Gli accertamenti da Transfer Pricing comportano un grande vantaggio per l’Amministrazione Finanziaria: non essendo una “scienza esatta”, risulta molto difficile determinare esattamente la correttezza del valore normale, concetto di per sé aleatorio.

Capita spesso nella pratica che le società verificate, sia quelle che hanno predisposto la documentazione secondo i dettami previsti dal Provvedimento dell’Agenzia delle Entrate datato 29/09/2010 (link), sia quelle che non vi hanno aderito, si trovino disconosciuto i valori identificati.

L’Agenzia dunque, predispone un proprio benchmark, utilizzando parametri del tutto soggettivi ed effettua una ricerca di campioni comparabili rapida, sommaria e spesso imprecisa, basata spesso solo sulla convenienza.
Nella pratica capita dunque spesso di assistere a rettifiche non solo infondate, ma anche eseguite su benchmark metodologicamente errati.

L’Agenzia infatti, spesso, dopo aver individuato un campione di società asseritamente comparabili, ad arte elimina dal benchmark quelle con risultati negativi, che farebbero abbassare il valore mediano e quindi l’importo della rettifica. Questo comportamento è stato sempre giustificato da parte dell’Agenzia adducendo come motivazione la innaturale permanenza sul mercato di una società in perdita.

Le Linee Guida OCSE hanno da sempre smentito la posizione dell’Agenzia, affermando in più punti che il semplice fatto che una società registri delle perdite non è di per sè motivo sufficiente per eliminarla dal benchmark in quanto anche le perdite rappresentano una normale situazione di mercato.

Da ultimo, anche la più recente Giurisprudenza è venuta in soccorso ai contribuenti. La sentenza 1108/46/2016 della CTP di Milano ha infatti stabilito che il rilievo è nullo se non viene considerato il quadro completo e realistico del mercato di riferimento.
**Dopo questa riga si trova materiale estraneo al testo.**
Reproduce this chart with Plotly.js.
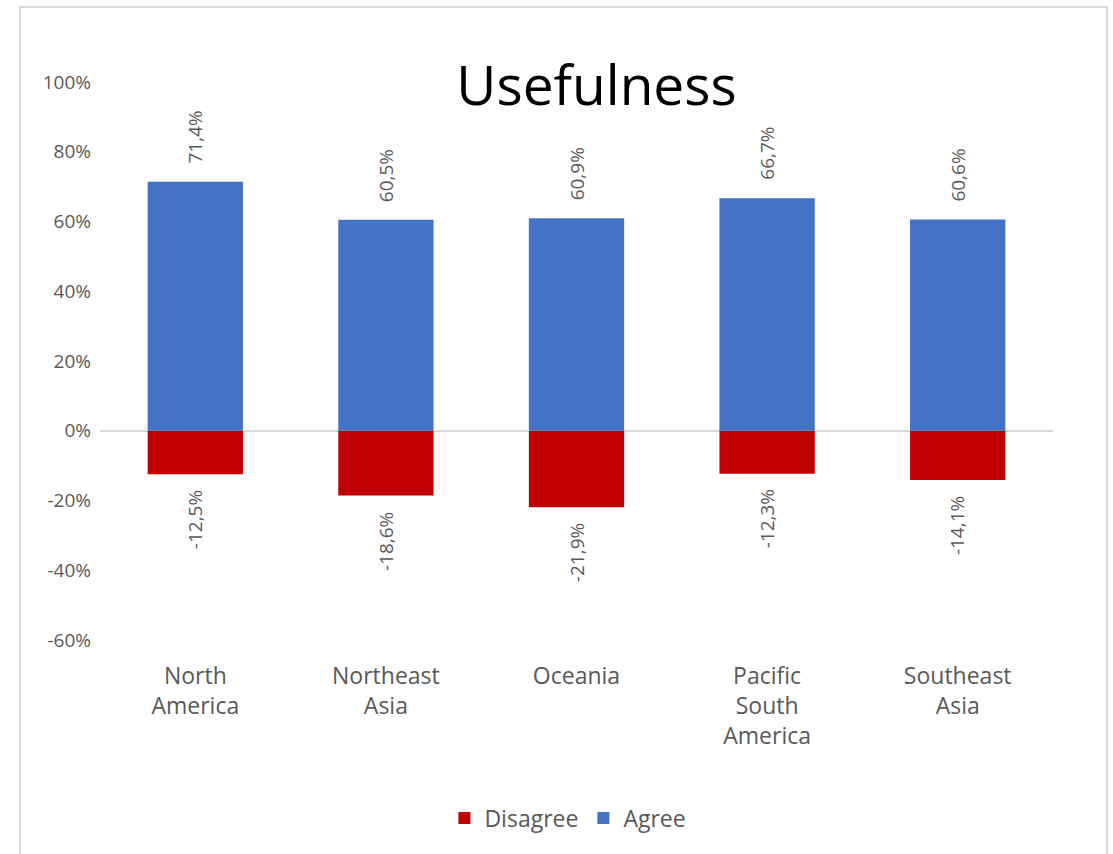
<!DOCTYPE html>
<html>
<head>
<meta charset="utf-8">
<script src="https://cdn.plot.ly/plotly-3.0.1.min.js"></script>
<style>html,body{margin:0;padding:0;background:#fff;}#chart{width:1113px;height:854px;}</style>
</head>
<body>
<div id="chart"></div>
<script>
const categories = ["North<br>America", "Northeast<br>Asia", "Oceania", "Pacific<br>South<br>America", "Southeast<br>Asia"];
const disagree = [-0.125, -0.186, -0.219, -0.123, -0.141];
const agree = [0.714, 0.605, 0.609, 0.667, 0.606];
const yTicks = [-0.6, -0.4, -0.2, 0, 0.2, 0.4, 0.6, 0.8, 1.0];
const yTickText = ["-60%", "-40%", "-20%", "0%", "20%", "40%", "60%", "80%", "100%"];

const font = "Open Sans, Noto Sans, sans-serif";
const grey = "#595959";

function fmt(v) {
  return (v < 0 ? "-" : "") + (Math.abs(v) * 100).toFixed(1).replace(".", ",") + "%";
}

const traces = [
  {
    type: "bar", name: "Disagree", x: categories, y: disagree,
    marker: {color: "#C00000"}, hoverinfo: "none"
  },
  {
    type: "bar", name: "Agree", x: categories, y: agree,
    marker: {color: "#4472C4"}, hoverinfo: "none"
  }
];

const annotations = [];
categories.forEach((c, i) => {
  annotations.push({
    x: c, y: agree[i], xref: "x", yref: "y", text: fmt(agree[i]),
    showarrow: false, textangle: -90, yanchor: "bottom", xanchor: "center",
    yshift: 16, font: {family: font, size: 19, color: grey}
  });
  annotations.push({
    x: c, y: disagree[i], xref: "x", yref: "y", text: fmt(disagree[i]),
    showarrow: false, textangle: -90, yanchor: "top", xanchor: "center",
    yshift: -14, font: {family: font, size: 19, color: grey}
  });
});

const layout = {
  width: 1113, height: 854,
  margin: {l: 100, r: 60, t: 82, b: 214},
  paper_bgcolor: "#fff", plot_bgcolor: "#fff",
  barmode: "relative",
  bargap: 0.5,
  font: {family: font, color: grey},
  title: {
    text: "Usefulness",
    font: {family: font, size: 55, color: "#000"},
    x: 0.521, xref: "paper", xanchor: "center",
    y: 0.9, yref: "container", yanchor: "middle"
  },
  xaxis: {
    showgrid: false, showline: false, zeroline: false,
    tickfont: {family: font, size: 23, color: grey},
    ticks: "", ticklabelstandoff: 20
  },
  yaxis: {
    range: [-0.6, 1.0], tickvals: yTicks, ticktext: yTickText,
    showgrid: false, showline: false,
    zeroline: true, zerolinecolor: "#d9d9d9", zerolinewidth: 2,
    tickfont: {family: font, size: 19, color: grey},
    ticks: "", ticklabelstandoff: 8
  },
  legend: {
    orientation: "h", x: 0.491, xanchor: "center", y: -0.319, yanchor: "middle",
    font: {family: font, size: 23, color: grey},
    traceorder: "normal", itemclick: false
  },
  annotations: annotations,
  shapes: [{
    type: "rect", xref: "paper", yref: "paper",
    x0: -0.0839, x1: 1.0567, y0: -0.4, y1: 1.1344,
    line: {color: "#d9d9d9", width: 2}, fillcolor: "rgba(0,0,0,0)", layer: "below"
  }]
};

Plotly.newPlot("chart", traces, layout, {staticPlot: true});
</script>
</body>
</html>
Vengono citate nelle sentenza le Linee Guida OCSE ed il principio secondo il quale, le perdite non sono sempre indice di una situazione anomala. Inoltre i giudici hanno effermato che le ragioni che portano all’inclusione o esclusione di un comparable non dipendono dai dati finanziari ma dall’analisi funzionale.

Vedi anche  Imu e tasi, chiarimenti dal MEF e critiche dai Commercialisti

Sembra quindi che, seppur lentamente, anche i giudici stiano prendendo coscienza su una materia difficile e soggettiva. Nel frattempo ai contribuenti non resta che “tenere duro” di fronte alle pretese arbitrarie e spesso irrealistiche dell’Amministrazione Finanziaria che rettifica o costruisce benchmark a dir poco fantasiosi.